Pig-Faced Orcs: Design lessons from Old-School Roleplaying Games
James Reffell
  • This is not a gamification talk
  • photos: first convention badge at age 11, awesome map he drew of a dungeon as a kid.
  • Old School Roleplaying Games
    • Chainmail – 1981
    • D & D – 1974
  • There were army games before, but you played an army. The twist was that then you played an individual.
  • D4 version:
    • Give them something to manipulate.
    • Use randomness to generate a story.
    • Use sandboxes and railroads.
    • Enable risk-taking.
  • Give them something to manipulate
    • if you’ve ever done pen and paper rpg, people fiddle with the dice. They are there for randomness, but people play with them, build towers with them.
    • random number generator: you have to move the mouse around a whole bunch to generate a random string.
    • ipad app: for etch-a-sketch. you shake it to clear the screen.
    • Having things to fidget with helps you concentrate without distracting you
    • But we need more things..
      • Texture
  • Use randomness to build story
    • dice/randomness are used, in a very exposed way, to build narrative and build tension. you worry if you will win the fight.
    • Example: rumor table – from d&d adventure. rumors are given out to players at random.
    • One of the classic examples in social media is asking people to contribute content. what should they write about? they often don’t know. sometimes they use a “topic of the day”. but what is that is randomly generated?

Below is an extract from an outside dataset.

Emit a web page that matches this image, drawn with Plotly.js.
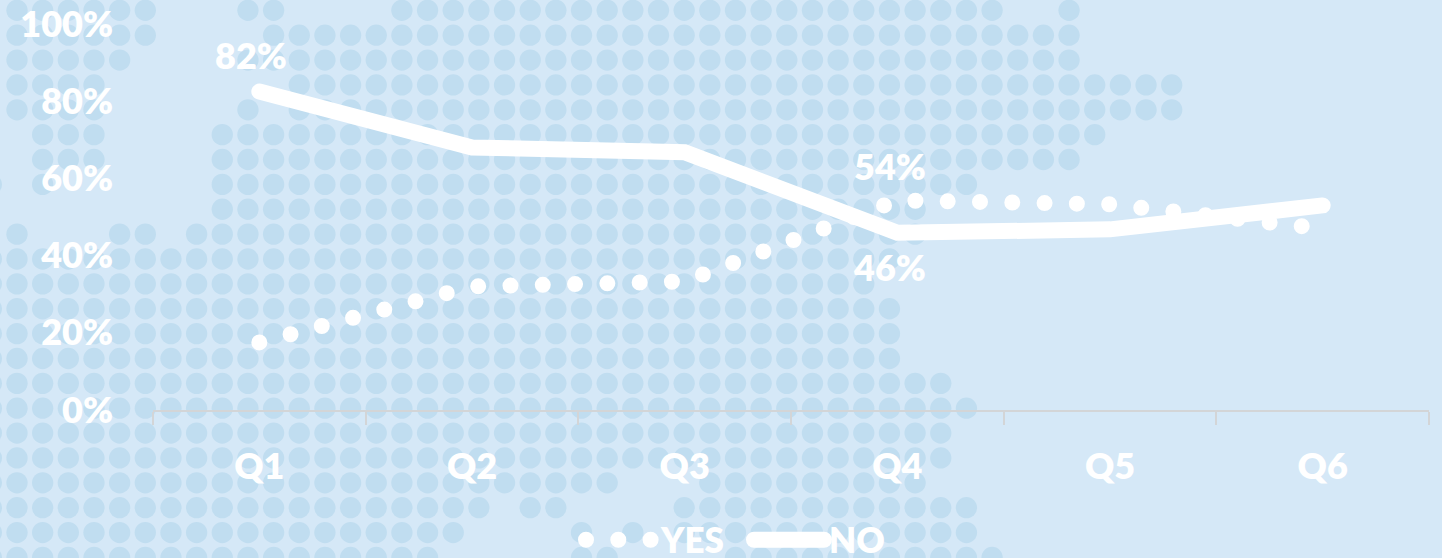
<!DOCTYPE html>
<html>
<head>
<meta charset="utf-8">
<script src="https://cdn.plot.ly/plotly-3.0.1.min.js"></script>
<style>
html,body{margin:0;padding:0;background:#D5E8F7;overflow:hidden}
#chart{width:1442px;height:558px}
.js-line{stroke-linecap:round}
.legendlines path{stroke-width:16px !important;stroke-linecap:round}
.legend .scrollbox{clip-path:none !important}
</style>
</head>
<body>
<div id="chart"></div>
<script>
const categories = ['Q1','Q2','Q3','Q4','Q5','Q6'];
const yesValues = [17.5, 32, 33.3, 54.3, 53.3, 47];
const noValues = [82.5, 68, 66.8, 45.9, 46.8, 53];
const yTicks = [0, 20, 40, 60, 80, 100];
const labelSeries = [
  {text:'82%', cat:0, val:82.5},
  {text:'54%', cat:3, val:54.3},
  {text:'46%', cat:3, val:45.9}
];
const labelShift = [[-8, 37], [-7, 34], [-8, -34]];
// Background dot-map: for each grid row, runs of occupied grid columns
const mapRows = [
  [[0,5],[9,10],[15,38],[41,41]],
  [[0,5],[10,41]],
  [[0,4],[9,41]],
  [[0,3],[11,45]],
  [[0,3],[9,9],[11,45]],
  [[1,3],[8,42]],
  [[1,3],[8,41]],
  [[-1,-1],[1,1],[8,37]],
  [[8,35]],
  [[0,0],[4,5],[7,35]],
  [[-1,34]],
  [[-1,33]],
  [[-1,34]],
  [[-1,34]],
  [[-1,34]],
  [[-1,36]],
  [[-1,37]],
  [[-1,36]],
  [[-1,36]],
  [[-1,23],[27,35]],
  [[-1,18],[20,21],[26,37]],
  [[-1,17],[22,22],[24,24],[26,37]],
  [[-1,16],[22,23],[28,38]]
];
const mapX = [], mapY = [];
mapRows.forEach((runs, r) => runs.forEach(([a, b]) => {
  for (let c = a; c <= b; c++) { mapX.push(c); mapY.push(r); }
}));

const W = 1442, H = 558;
const colStep = 25.66, rowStep = 24.87, col0 = 17, row0 = 10.3;
const white = '#FFFFFF';
const fontFam = 'Lato, Carlito, sans-serif';
const f = {family: fontFam, size: 36, color: white, weight: 800};
const fLegend = {family: fontFam, size: 35, color: white, weight: 800};

const traces = [
  {type:'scatter', mode:'markers', x:mapX, y:mapY, xaxis:'x', yaxis:'y', showlegend:false, hoverinfo:'skip',
   marker:{size:21.3, color:'#C0DDF0', line:{width:0}}},
  {type:'scatter', mode:'lines', name:'YES', x:categories, y:yesValues, xaxis:'x2', yaxis:'y2',
   line:{color:white, width:16, dash:'0px,32.3px'}},
  {type:'scatter', mode:'lines', name:'NO', x:categories, y:noValues, xaxis:'x2', yaxis:'y2',
   line:{color:white, width:16}}
];
const layout = {
  width:W, height:H, margin:{l:0,r:0,t:0,b:0,autoexpand:false},
  paper_bgcolor:'#D5E8F7', plot_bgcolor:'rgba(0,0,0,0)',
  font:{family:fontFam},
  xaxis:{domain:[0,1], range:[-col0/colStep,(W-col0)/colStep], visible:false, fixedrange:true},
  yaxis:{domain:[0,1], range:[(H-row0)/rowStep,-row0/rowStep], visible:false, fixedrange:true},
  xaxis2:{domain:[153/W,1429/W], anchor:'y2', type:'category', range:[-0.5,5.5], categoryorder:'array', categoryarray:categories,
    showline:true, linecolor:'#D3D5D7', linewidth:2, showgrid:false, zeroline:false,
    ticks:'outside', tickson:'boundaries', ticklen:13, tickwidth:2, tickcolor:'#D3D5D7',
    tickfont:f, ticklabelstandoff:24, fixedrange:true},
  yaxis2:{domain:[(H-410)/H,(H-24)/H], anchor:'x2', range:[0,100], tickvals:yTicks, ticktext:yTicks.map(v=>v+'%'),
    showline:false, showgrid:false, zeroline:false, ticks:'', tickfont:f, ticklabelstandoff:39, fixedrange:true},
  legend:{orientation:'h', x:581/W, xanchor:'left', y:1-540/H, yanchor:'middle', font:fLegend, bgcolor:'rgba(0,0,0,0)',
    itemwidth:70, entrywidth:83, entrywidthmode:'pixels', traceorder:'normal', borderwidth:0, tracegroupgap:0},
  annotations: labelSeries.map((l,i)=>({xref:'x2', yref:'y2', x:l.cat, y:l.val, text:l.text, showarrow:false,
    font:f, xshift:labelShift[i][0], yshift:labelShift[i][1]}))
};
Plotly.newPlot('chart', traces, layout, {displayModeBar:false});
</script>
</body>
</html>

  • Use sandboxes and railroads
    • In a sandbox game, players can explore a world. But you really don’t know what is going to happen next.
    • A railroad game has a plot. You don’t know exactly how it is going to go, but it’s got good guys and bad guys and you know who they are.
    • Amazon 
      • A sandbox world. From a product page, you can do anything:
        • you can buy it, you can see other objects like that, you can see stuff that other people who liked that thing liked, you can read reviews, you can go to forums or to wiki, you can see stuff you bought. 
      • A railroad world. From the shopping cart page, there are no distractions, no navigation links. You are heading toward purchasing the product.
  • Enable risk-taking. (Carefully.)
    • In RPG, sometimes characters die. You become even more attached to the characters who don’t die. Characters who die create memories.
    • We don’t want to risk user data, or risking their privacy exposed.
    • Good examples:
      • Bidding on eBay. You have the risk of losing – not winning the bid.
    • Fun failure is a way to prolong the game experience.